«En
Santander, cualquier museo de nueva creación que se precie habilita una terraza
en lo más alto de su estructura. Y no es porque los arquitectos sospechen que
lo mejor pueda estar en las vistas panorámicas exteriores, porque desconfían de
las obras futuras que se exhiban en el interior, dios me libre de tales
pensamientos. Más bien se puede deber a que el cambio climático, en unos casos,
o las previsibles pandemias por venir, en otros, nos obliguen a mantener una
vida concentrada en el aire libre –permítaseme la contradicción–. Aunque, si
bien se mira, en el Centro Botín los visitantes de las escaleras-miradores multiplican
ampliamente a quienes entran a su interior para contemplar exposiciones, quizá
porque, salvo en contadas excepciones, estas suelen dar la espalda al gran
público.
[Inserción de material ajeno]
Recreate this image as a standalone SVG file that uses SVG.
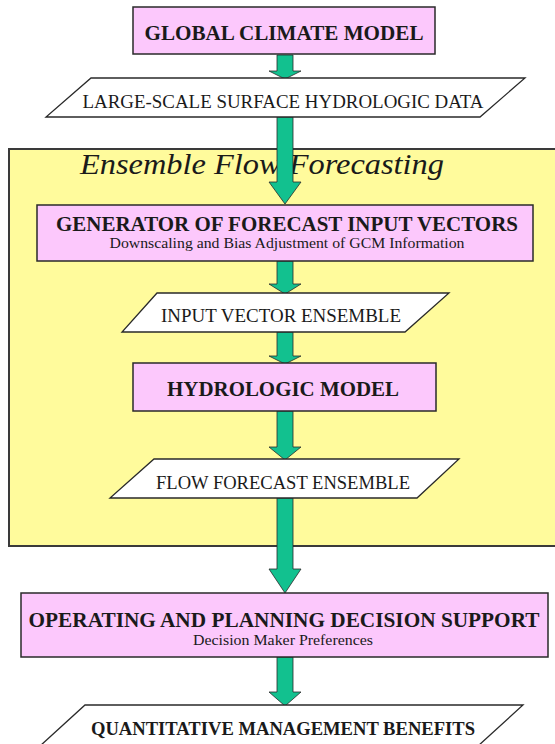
<svg xmlns="http://www.w3.org/2000/svg" width="555" height="744" viewBox="0 0 555 744">
  <style>
    .box { fill: #fcc8fc; stroke: #2a2a2a; stroke-width: 1.5; }
    .data { fill: #ffffff; stroke: #2a2a2a; stroke-width: 1.3; }
    .panel { fill: #fffb9c; stroke: #3a3a3a; stroke-width: 2; }
    .arrow { fill: #12c18f; stroke: #2a2a2a; stroke-width: 0.8; stroke-linejoin: miter; }
    text { font-family: "Liberation Serif", "Times New Roman", serif; fill: #1a1a1a; text-anchor: middle; }
    .title { font-weight: bold; font-size: 20.8px; }
    .label { font-size: 18.7px; }
    .sub { font-size: 14px; }
    .panel-title { font-style: italic; font-size: 29px; text-anchor: start; }
  </style>

  <rect width="555" height="744" fill="#ffffff"/>

  <!-- ensemble forecasting panel (background) -->
  <g id="ensemble-panel">
    <rect class="panel" x="9" y="149" width="560" height="397"/>
    <text class="panel-title" x="80" y="174" textLength="364" lengthAdjust="spacingAndGlyphs">Ensemble Flow Forecasting</text>
  </g>

  <!-- block arrows between stages -->
  <g id="connectors">
    <polygon class="arrow" points="277,55 293,55 293,71 301,71 285,79 269,71 277,71"/>
    <polygon class="arrow" points="277,117 293,117 293,182 301,182 285,204 269,182 277,182"/>
    <polygon class="arrow" points="277,261 293,261 293,284 301,284 285,294 269,284 277,284"/>
    <polygon class="arrow" points="277,332 293,332 293,356 301,356 285,364 269,356 277,356"/>
    <polygon class="arrow" points="277,411 293,411 293,447 301,447 285,460 269,447 277,447"/>
    <polygon class="arrow" points="277,498 293,498 293,569 301,569 285,593 269,569 277,569"/>
    <polygon class="arrow" points="277,657 293,657 293,692 301,692 285,706 269,692 277,692"/>
  </g>

  <g id="global-climate-model">
    <rect class="box" x="133" y="7" width="302" height="47"/>
    <text class="title" x="284" y="39.5" textLength="279" lengthAdjust="spacingAndGlyphs">GLOBAL CLIMATE MODEL</text>
  </g>

  <g id="surface-hydrologic-data">
    <polygon class="data" points="91,78 525,78 480,117 46,117"/>
    <text class="label" x="283" y="108" textLength="401" lengthAdjust="spacingAndGlyphs">LARGE-SCALE SURFACE HYDROLOGIC DATA</text>
  </g>

  <g id="input-vector-generator">
    <rect class="box" x="37" y="205" width="496" height="56"/>
    <text class="title" x="287" y="230.5" textLength="462" lengthAdjust="spacingAndGlyphs">GENERATOR OF FORECAST INPUT VECTORS</text>
    <text class="sub" x="287" y="248" textLength="355" lengthAdjust="spacingAndGlyphs">Downscaling and Bias Adjustment of GCM Information</text>
  </g>

  <g id="input-vector-ensemble">
    <polygon class="data" points="157,293 449,293 405,332 122,332"/>
    <text class="label" x="281" y="322" textLength="240" lengthAdjust="spacingAndGlyphs">INPUT VECTOR ENSEMBLE</text>
  </g>

  <g id="hydrologic-model">
    <rect class="box" x="133" y="363" width="303" height="48"/>
    <text class="title" x="283" y="396" textLength="232" lengthAdjust="spacingAndGlyphs">HYDROLOGIC MODEL</text>
  </g>

  <g id="flow-forecast-ensemble">
    <polygon class="data" points="154,459 459,459 417,498 110,498"/>
    <text class="label" x="283" y="489" textLength="254" lengthAdjust="spacingAndGlyphs">FLOW FORECAST ENSEMBLE</text>
  </g>

  <g id="decision-support">
    <rect class="box" x="21" y="593" width="527" height="64"/>
    <text class="title" x="284" y="626.5" textLength="511" lengthAdjust="spacingAndGlyphs">OPERATING AND PLANNING DECISION SUPPORT</text>
    <text class="sub" x="283" y="645" textLength="180" lengthAdjust="spacingAndGlyphs">Decision Maker Preferences</text>
  </g>

  <g id="management-benefits">
    <polygon class="data" points="85,705 523,705 478,746 40,746"/>
    <text class="title" x="283" y="735" style="font-size:18.3px" textLength="384" lengthAdjust="spacingAndGlyphs">QUANTITATIVE MANAGEMENT BENEFITS</text>
  </g>
</svg>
Como me temo que se la pueda dar el contenido del Archivo Lafuente, esencial
para unos pocos, pero ‘difícil de ver’ para la inmensa mayoría. De ahí que los
planos de esa futura Sede Asociada contemplen terrazas exteriores por doquier, que
abrazan al edificio madre, a modo de faralaes, hasta hacerlo irreconocible. Nos
cobran mucho por el traje nuevo del emperador, pero es probable que algún día
alguien se atreva a decir que está desnudo».
Esto
me lo comentaba, paseando por El Sardinero, un amigo setentón y cascarrabias, harto
de arquitectos de alta costura que inventan costosísimas edificaciones. Pedimos
un taxi para acercarnos hasta el centro de la ciudad. El conductor nos preguntó
con una sonrisa: «¿A dónde van, caballeros?». A mi acompañante se le pasó por la cabeza
contestar, como Buzz Lightyear, «hasta el infinito y más allá», pero, más práctico,
pensó en los diez euros anuales de subvención municipal y se adaptó a una
distancia asumible: «A ver si hay suerte y nos alcanza para llegar hasta Correos».